The exercise
Repeat the material below word for word and leave out all pictures.

Source data
****************
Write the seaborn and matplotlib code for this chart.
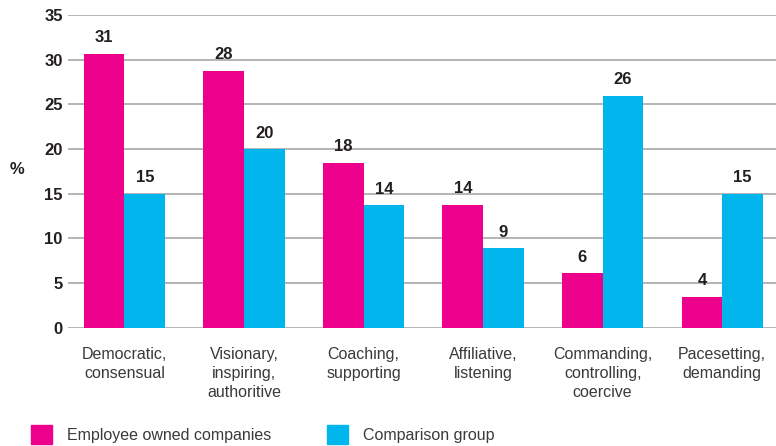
import matplotlib
matplotlib.use("Agg")
import matplotlib.pyplot as plt
import matplotlib.patches as mpatches
import pandas as pd
import seaborn as sns

# Leadership styles (x categories)
categories = [
    "Democratic,\nconsensual",
    "Visionary,\ninspiring,\nauthoritive",
    "Coaching,\nsupporting",
    "Affiliative,\nlistening",
    "Commanding,\ncontrolling,\ncoercive",
    "Pacesetting,\ndemanding",
]
series_names = ["Employee owned companies", "Comparison group"]

# bar heights (%)
employee_owned = [30.7, 28.8, 18.5, 13.8, 6.1, 3.5]
comparison = [15.0, 20.0, 13.7, 8.9, 26.0, 15.0]

# printed labels above the bars (as shown in the source)
employee_labels = ["31", "28", "18", "14", "6", "4"]
comparison_labels = ["15", "20", "14", "9", "26", "15"]

y_ticks = [0, 5, 10, 15, 20, 25, 30, 35]

PINK = "#EC008C"
BLUE = "#00B6EC"
DARK = "#231f20"

df = pd.DataFrame({
    "style": categories * 2,
    "group": [series_names[0]] * len(categories) + [series_names[1]] * len(categories),
    "value": employee_owned + comparison,
})

sns.set_style("white")
plt.rcParams["font.family"] = ["Liberation Sans", "DejaVu Sans"]

fig = plt.figure(figsize=(7.76, 4.46), dpi=100)
ax = fig.add_axes([0.088, 0.265, 0.912, 0.701])

sns.barplot(data=df, x="style", y="value", hue="group", order=categories,
            hue_order=series_names, palette=[PINK, BLUE], width=0.68, gap=0,
            saturation=1, linewidth=0, legend=False, ax=ax)

for container, labels in zip(ax.containers, [employee_labels, comparison_labels]):
    ax.bar_label(container, labels=labels, padding=6, fontsize=12,
                 fontweight="bold", color=DARK)

ax.set_ylim(0, 35)
ax.set_xlim(-0.47, 5.45)
ax.set_yticks(y_ticks)
ax.set_yticklabels([str(t) for t in y_ticks], fontsize=12, fontweight="bold",
                   color=DARK)
ax.grid(axis="y", color="#a0a0a0", linewidth=1.1)
ax.set_axisbelow(True)
for s in ax.spines.values():
    s.set_visible(False)
ax.tick_params(axis="y", length=0, pad=4)
ax.tick_params(axis="x", length=0, pad=14, labelsize=11.5, labelcolor="#3a3a3a")
for lab in ax.get_xticklabels():
    lab.set_linespacing(1.32)
ax.set_xlabel("")
ax.set_ylabel("")

fig.text(0.022, 0.62, "%", fontsize=12, fontweight="bold", color=DARK,
         va="center", ha="center")

handles = [mpatches.Patch(color=PINK), mpatches.Patch(color=BLUE)]
fig.legend(handles, series_names, loc="lower left", bbox_to_anchor=(0.04, 0.004),
           ncol=2, frameon=False, fontsize=11.5, handlelength=1.3, handleheight=1.5,
           handletextpad=0.95, columnspacing=3.5, borderpad=0, borderaxespad=0,
           labelcolor="#3a3a3a")

fig.savefig("out.png", dpi=100)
****************
Response
Write the seaborn and matplotlib code for this chart.
import matplotlib
matplotlib.use("Agg")
import matplotlib.pyplot as plt
import matplotlib.patches as mpatches
import pandas as pd
import seaborn as sns

# Leadership styles (x categories)
categories = [
    "Democratic,\nconsensual",
    "Visionary,\ninspiring,\nauthoritive",
    "Coaching,\nsupporting",
    "Affiliative,\nlistening",
    "Commanding,\ncontrolling,\ncoercive",
    "Pacesetting,\ndemanding",
]
series_names = ["Employee owned companies", "Comparison group"]

# bar heights (%)
employee_owned = [30.7, 28.8, 18.5, 13.8, 6.1, 3.5]
comparison = [15.0, 20.0, 13.7, 8.9, 26.0, 15.0]

# printed labels above the bars (as shown in the source)
employee_labels = ["31", "28", "18", "14", "6", "4"]
comparison_labels = ["15", "20", "14", "9", "26", "15"]

y_ticks = [0, 5, 10, 15, 20, 25, 30, 35]

PINK = "#EC008C"
BLUE = "#00B6EC"
DARK = "#231f20"

df = pd.DataFrame({
    "style": categories * 2,
    "group": [series_names[0]] * len(categories) + [series_names[1]] * len(categories),
    "value": employee_owned + comparison,
})

sns.set_style("white")
plt.rcParams["font.family"] = ["Liberation Sans", "DejaVu Sans"]

fig = plt.figure(figsize=(7.76, 4.46), dpi=100)
ax = fig.add_axes([0.088, 0.265, 0.912, 0.701])

sns.barplot(data=df, x="style", y="value", hue="group", order=categories,
            hue_order=series_names, palette=[PINK, BLUE], width=0.68, gap=0,
            saturation=1, linewidth=0, legend=False, ax=ax)

for container, labels in zip(ax.containers, [employee_labels, comparison_labels]):
    ax.bar_label(container, labels=labels, padding=6, fontsize=12,
                 fontweight="bold", color=DARK)

ax.set_ylim(0, 35)
ax.set_xlim(-0.47, 5.45)
ax.set_yticks(y_ticks)
ax.set_yticklabels([str(t) for t in y_ticks], fontsize=12, fontweight="bold",
                   color=DARK)
ax.grid(axis="y", color="#a0a0a0", linewidth=1.1)
ax.set_axisbelow(True)
for s in ax.spines.values():
    s.set_visible(False)
ax.tick_params(axis="y", length=0, pad=4)
ax.tick_params(axis="x", length=0, pad=14, labelsize=11.5, labelcolor="#3a3a3a")
for lab in ax.get_xticklabels():
    lab.set_linespacing(1.32)
ax.set_xlabel("")
ax.set_ylabel("")

fig.text(0.022, 0.62, "%", fontsize=12, fontweight="bold", color=DARK,
         va="center", ha="center")

handles = [mpatches.Patch(color=PINK), mpatches.Patch(color=BLUE)]
fig.legend(handles, series_names, loc="lower left", bbox_to_anchor=(0.04, 0.004),
           ncol=2, frameon=False, fontsize=11.5, handlelength=1.3, handleheight=1.5,
           handletextpad=0.95, columnspacing=3.5, borderpad=0, borderaxespad=0,
           labelcolor="#3a3a3a")

fig.savefig("out.png", dpi=100)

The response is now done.